Thursday, July 11, 2013

A Shaw Thing?

The Australian's dirt unit is at it again:

"Anti 'Islamophobia' advertisements due to screen on major free-to-air channels from today rely on a fabricated quote from Irish playwright and avowed atheist George Bernard Shaw, from a book that does not exist, according to the International Shaw Society. The 30-second ads have been funded by the Sydney-based Mypeace organisation, which says it hopes to 'build bridges' between Muslims and other Australians... The advertisements quote Shaw proclaiming the prophet Mohammed was 'the saviour of humanity' in a book he is supposed to have written entitled 'The Genuine Islam'. But ISS treasurer Richard F Dietrich said he had compiled a complete list of Shaw's work, which did not include the book."  (Ads for Islam 'misquote Shaw from bogus book', Rachel Baxendale, 9/7/13)
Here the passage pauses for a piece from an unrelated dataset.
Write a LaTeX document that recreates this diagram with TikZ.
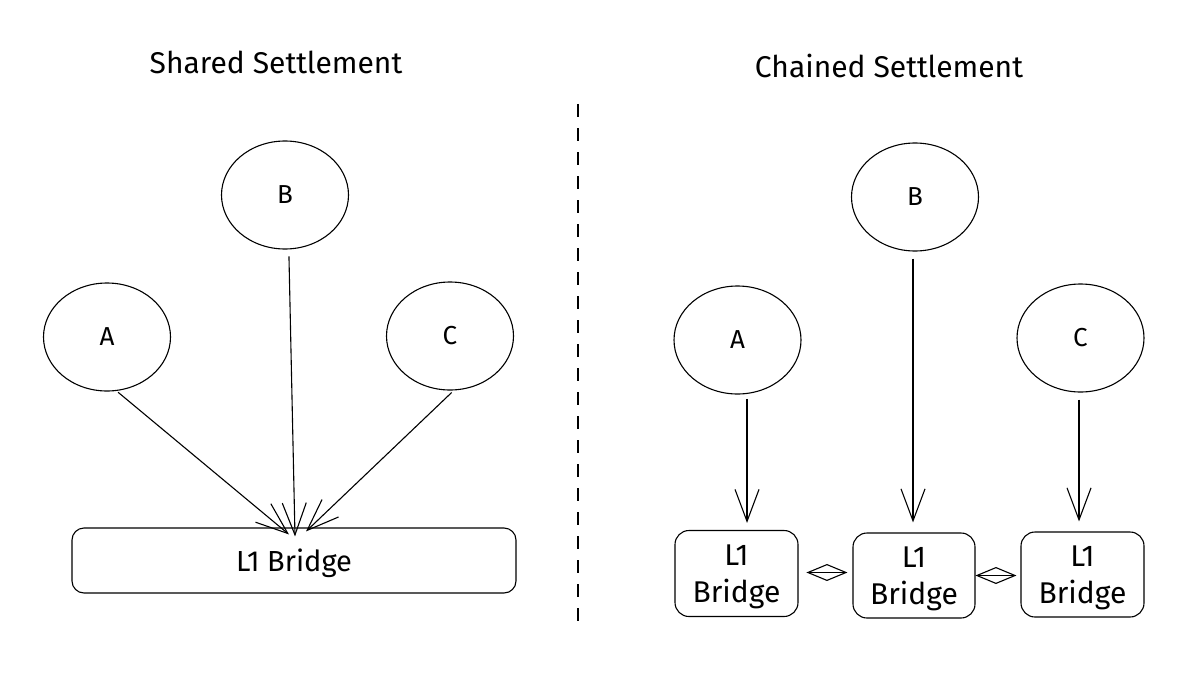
\documentclass[tikz,border=0pt]{standalone}
\usepackage{fontspec}
\setmainfont{Fira Sans}
\usetikzlibrary{shapes.geometric,arrows.meta}

\tikzset{
  bubble/.style={draw, ellipse, line width=1.1pt, minimum width=127pt, minimum height=108pt, inner sep=0pt, font=\fontsize{26}{30}\selectfont},
  bridgebox/.style={draw, rectangle, rounded corners=14pt, line width=1.1pt, inner sep=0pt, align=center, text depth=0pt, font=\fontsize{30}{37}\selectfont},
  headline/.style={font=\fontsize{30}{34}\selectfont},
  feed/.style={line width=1.1pt, -{Straight Barb[length=32pt,width=24pt,line width=1.1pt]}},
  link/.style={line width=1.1pt},
  linktip/.style={line width=1.1pt, -{Diamond[open,length=41pt,width=17pt,line width=1.1pt]}},
  divider/.style={line width=1.6pt, dash pattern=on 13pt off 11pt},
}

\begin{document}
\begin{tikzpicture}[x=1pt,y=1pt,yscale=-1,xscale=1]
\useasboundingbox (0,0) rectangle (1198,682);

% Text Node
\node[headline] (sharedtitle) at (276,62) {Shared Settlement};
% Text Node
\node[headline] (chainedtitle) at (889,66) {Chained Settlement};

%Straight Lines: divider
\coordinate (divtop) at (578,104);
\coordinate (divbot) at (578,630);
\draw[divider] (divtop) -- (divbot);

%Shape: Ellipses, shared side
\node[bubble] (sA) at (107,337) {A};
\node[bubble] (sB) at (285,195) {B};
\node[bubble] (sC) at (450,336) {C};
%Shape: Rectangle, shared bridge
\node[bridgebox, rounded corners=12pt, minimum width=444pt, minimum height=65pt, font=\fontsize{29}{34}\selectfont] (sbridge) at (294,560.5) {L1 Bridge};

%Straight Lines: shared side
\draw[feed, shorten <=2pt] (sA.-80) -- ([xshift=-5pt,yshift=7pt]sbridge.north);
\draw[feed, shorten <=7pt] (sB.-86) -- ([xshift=1pt,yshift=9pt]sbridge.north);
\draw[feed, shorten <=3pt] (sC.-86) -- ([xshift=12pt,yshift=4pt]sbridge.north);

%Shape: Ellipses, chained side
\node[bubble] (cA) at (737.5,340) {A};
\node[bubble] (cB) at (915,197) {B};
\node[bubble] (cC) at (1080.5,338) {C};
%Shape: Rectangles, chained bridges
\node[bridgebox, minimum width=123pt, minimum height=86pt] (cbl) at (736.5,573.5) {L1\\Bridge};
\node[bridgebox, minimum width=122pt, minimum height=85pt] (cbm) at (914,575.5) {L1\\Bridge};
\node[bridgebox, minimum width=123pt, minimum height=85pt] (cbr) at (1082.5,574.5) {L1\\Bridge};

%Straight Lines: chained side
\draw[feed, shorten <=5pt, shorten >=7pt] (cA.-80) -- (cA.-80 |- cbl.north);
\draw[feed, shorten <=7pt, shorten >=10pt] ([xshift=-2pt]cB.south) -- ([xshift=-2pt]cB.south |- cbm.north);
\draw[feed, shorten <=7pt, shorten >=10pt] ([xshift=-1.5pt]cC.south) -- ([xshift=-1.5pt]cC.south |- cbr.north);

%Straight Lines: bridge links
\draw[link, shorten <=8pt, shorten >=5pt] ([yshift=-1pt]cbl.east) -- ([yshift=-1pt]cbl.east -| cbm.west);
\draw[linktip, shorten <=8pt, shorten >=5pt] ([yshift=-1pt]cbl.east) -- ([yshift=-1pt]cbl.east -| cbm.west);
\draw[link, shorten <=3pt, shorten >=4pt] (cbm.east) -- (cbm.east -| cbr.west);
\draw[linktip, shorten <=3pt, shorten >=4pt] (cbm.east) -- (cbm.east -| cbr.west);

\end{tikzpicture}
\end{document}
And a good thing too because there is no such "book." Genuine Islam is actually the name of a Malayan Muslim periodical of the thirties.

Baxendale goes on:

"In his writings, Shaw described the religion in a 1933 letter to Rev Ensor Walters as 'ferociously intolerant'. 'Mahomet rose up at the risk of his life and insulted the stones (that the Arabs worshipped) shockingly, declaring that there is only one God, Allah, the glorious, and the great... And there was to be no nonsense about toleration,' Shaw wrote. 'You accepted Allah or you had your throat cut by someone who did accept him, and who went to Paradise for having sent you to Hell'."

Conveniently, she left out the letter's next sentence: "Mahomet was a great Protestant religious force, like George Fox or Wesley..." Wouldn't want to upset the Prods now would we?

Baxendale goes on to explain that the quote attributed to Shaw and intended for use in the Mypeace ads - "I have always held the religion of Muhammed in high estimation because of its wonderful vitality... I have studied him... and in my opinion far from being an Anti-Christ he must be called the Saviour of Humanity..." - appeared in the context of a conversation between Shaw and a Muslim cleric published in the abovementioned Malayan periodical, but separately, in a quotation box, and without attribution. Baxendale's inference is that it was therefore a complete fabrication. In fact, she refers to Shaw's Muslim interlocutor perjoratively as a "Muslim propagandist."

One scholar who has written honestly on the matter - having no axe to grind - is Rachel Leow in her blog, A Historian's Craft. Unlike Baxendale, she reserves an open mind on the issue of the quote:

"Where did it come from? Did the interviewers specially solicit a statement from Shaw? Under what conditions? Or did they cite it from some hitherto unknown-to-me book that Shaw has written on Islam? Did they simply cobble it together out of things he said later on, over post-interview tea and smokes? Did they... write it themselves? I have no answers to these questions, and perhaps more qualified scholars of Shaw might be able to point me in the right direction. I don't really think the interviewers wrote the quote entirely themselves, though, for reasons that involve the line at [C:1]."  (Being an unforgivably protracted debunking of George Bernard Shaw's views of Islam,, 3/12/08)

(For those wishing to dig deeper, I'd recommend reading Leow's post in its entirety.)

For an undisputed Shavian quote on the subject of the Prophet Muhammed, one need look no further than the Afterword to his iconoclastic 1932 short story, The Adventures of the Black Girl in Her Search for God:

"Six hundred years after Jesus, Mahomet made a colossal stride ahead from mere stock-and-stone idolatry to a very enlightened Unitarianism; but although he died a conqueror, and therefore escaped being made the chief attraction in an Arabian Chamber of Horrors*, he found it impossible to control his Arabs without enticing and intimidating them by promises of a delightful life for the faithful and threats of an eternity of disgusting torment for the wicked after their bodily death, and also, after some honest protests, by accepting the supernatural character thrust on him by the childish superstition of his followers; so that he, too, now needs to be rediscovered in his true nature before Islam can come back to earth as a living faith."  [*A reference to what Shaw calls 'Crosstianity'.]

Not, mind you, that that should be taken as in any way an authoritative assessment of the Prophet, any more than Shaw's favourable view of Stalin's Russia should be accepted as the last word on that subject.


Anonymous said...

I wonder if Shaw had any published views on the Bandit State?

Anonymous said... may be interested in;

"Arthur and the Acetone", 1936.

The censored short play is an emphatic repudiation of the Lord {Arthur} Balfour Declaration.

"Not another Ulster"...indeed.

MERC said...

Thank you. Let me just say for now that I'm on its track. Watch this space.